On the second issue – whether the “nexus” and “rough proportionality” tests applies to monetary exactions – the Court was split 5-4, along now familiar lines. The majority opinion, authored by Justice Alito, held that when a permitting authority requires a permit applicant to make a monetary payment to offset environmental impacts, such monetary demand is subject to Nollan and Dolan. In so holding, Justice Alito first found that the monetary exactions like that at issue, also known as “‘in lieu of’ fees[,] are utterly commonplace . . . and they are functionally equivalent to other types of land use exactions.” Slip Op. at 12. Additionally, Justice Alito concluded that the monetary payment demanded by the District here “operate[d] upon an identified property interest,” and therefore could not be analogized to the simple “retroactive imposition of financial liability” held to be beyond the ambit of the Takings Clause in Supreme Court precedent. Slip Op. at 12. Because the majority found a “direct link between the government’s demand and a specific parcel of real property,” the principles underlying Nollan and Dolan were implicated. Slip Op. at 12-13. Upon findingNollan and Dolan applicable, the majority remanded Koontz to the Florida state courts to actually apply the “nexus” and “rough proportionality” tests and to determine what – if any – remedy Koontz is entitled to under his state law cause of action.

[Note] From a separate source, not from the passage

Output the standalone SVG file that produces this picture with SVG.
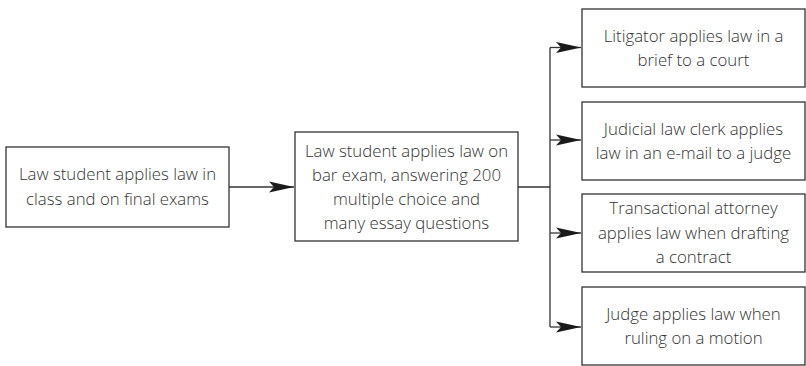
<svg xmlns="http://www.w3.org/2000/svg" width="806" height="366" viewBox="0 0 806 366">
<style>
.box{fill:#fff;stroke:#333;stroke-width:1.3}
.t{font-family:"Open Sans","Noto Sans","Liberation Sans",sans-serif;font-size:16.8px;font-weight:300;fill:#333;text-anchor:middle}
.c{fill:none;stroke:#333;stroke-width:1.3}
</style>
<defs>
<marker id="ah" viewBox="-25 -6 25 12" markerWidth="25" markerHeight="12" refX="0" refY="0" orient="auto" markerUnits="userSpaceOnUse">
<path d="M0,0 L-25,-5.5 L-20,0 L-25,5.5 Z" fill="#1a1a1a"/>
</marker>
</defs>
<g id="connectors">
<path class="c" d="M229,187 H294" marker-end="url(#ah)"/>
<path class="c" d="M518,187 H550 M550,47.5 V327"/>
<path class="c" d="M550,47.5 H581" marker-end="url(#ah)"/>
<path class="c" d="M550,140 H581" marker-end="url(#ah)"/>
<path class="c" d="M550,233 H581" marker-end="url(#ah)"/>
<path class="c" d="M550,327 H581" marker-end="url(#ah)"/>
</g>
<g id="n1">
<rect class="box" x="6" y="147" width="223" height="80"/>
<text class="t" x="117.5" y="180">Law student applies law in</text>
<text class="t" x="117.5" y="205">class and on final exams</text>
</g>
<g id="n2">
<rect class="box" x="295" y="132" width="223" height="109"/>
<text class="t" x="406.5" y="157">Law student applies law on</text>
<text class="t" x="406.5" y="181">bar exam, answering 200</text>
<text class="t" x="406.5" y="205">multiple choice and</text>
<text class="t" x="406.5" y="229">many essay questions</text>
</g>
<g id="n3">
<rect class="box" x="582" y="9" width="223" height="78"/>
<text class="t" x="693.5" y="41.5">Litigator applies law in a</text>
<text class="t" x="693.5" y="65.5">brief to a court</text>
</g>
<g id="n4">
<rect class="box" x="582" y="102" width="223" height="78"/>
<text class="t" x="693.5" y="134.5">Judicial law clerk applies</text>
<text class="t" x="693.5" y="158.5">law in an e-mail to a judge</text>
</g>
<g id="n5">
<rect class="box" x="582" y="194" width="223" height="78"/>
<text class="t" x="693.5" y="214">Transactional attorney</text>
<text class="t" x="693.5" y="239">applies law when drafting</text>
<text class="t" x="693.5" y="263">a contract</text>
</g>
<g id="n6">
<rect class="box" x="582" y="287" width="223" height="78"/>
<text class="t" x="693.5" y="320">Judge applies law when</text>
<text class="t" x="693.5" y="344">ruling on a motion</text>
</g>
</svg>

Though Justice Alito couches the majority opinion as a mere affirmation and application of Nollan and Dolan, it is clear that Koontz is likely to significantly change the relationship between local governments and regulated entities. A few of these implications merit brief introduction now.

The dissent, authored by Justice Kagan and echoed by several early commentators on the Koontz decision, asserts that expanding the scope of the “nexus” and “rough proportionality” tests to cover “in lieu” fees will subject a wide swath of taxes and government fees to challenges based on the Takings Clause. In response, Justice Alito argues that “teasing out the difference between taxes and takings is more difficult in theory than in practice.”

Koontz now provides a new front in land use litigation by arming regulated entities with a potential cause of action. In 1996, the California Supreme Court established that monetary exactions are subject to the “nexus” and “rough proportionality” tests, but limited its application to ad hoc fees and exempted from that analysis generally applicable, legislatively-enacted fees. The California legislature responded by subjecting legislatively-enacted mitigation fees to these tests, so the experiences of local governments and the regulated community in California may prove to be instructive.

Another significant source of uncertainty from the Court’s finding that a position taken by a local agency in the course of negotiations raised a viable Nollan and Dolan question even though that position or demand was never formally incorporated into a permit. The surest means for a local government to avoid opening itself up to attack under Koontz is to simply deny a permit outright rather than engaging in any negotiation of what might be acceptable mitigation, offsets or “in lieu of” fees. Koontz specifically refused to provide any guidance on how to determine whether statements made by regulators in the course of permit negotiations represent “demand[s] of sufficient concreteness to trigger the special protections of Nollan and Dolan.” Slip Op. at 10. Thus, the “concreteness” of a regulator’s putative demand may create uncertainty for permitters and permittees alike and may complicate permit negotiations in a variety of contexts.

These questions left open by Koontz – related to characterizing whether a specific monetary demand constitutes an exaction and identifying the point at which a negotiating statement becomes a demand – should cause permitting authorities to reevaluate their programs and practices and provide significant new tools to developers or other property owners who may wish to challenge decisions or positions taken by such authorities. The fallout from Koontz will be theorized, litigated and studied for years, but for regulators and regulated alike, the process of understanding, addressing, and employing Koontz has already begun.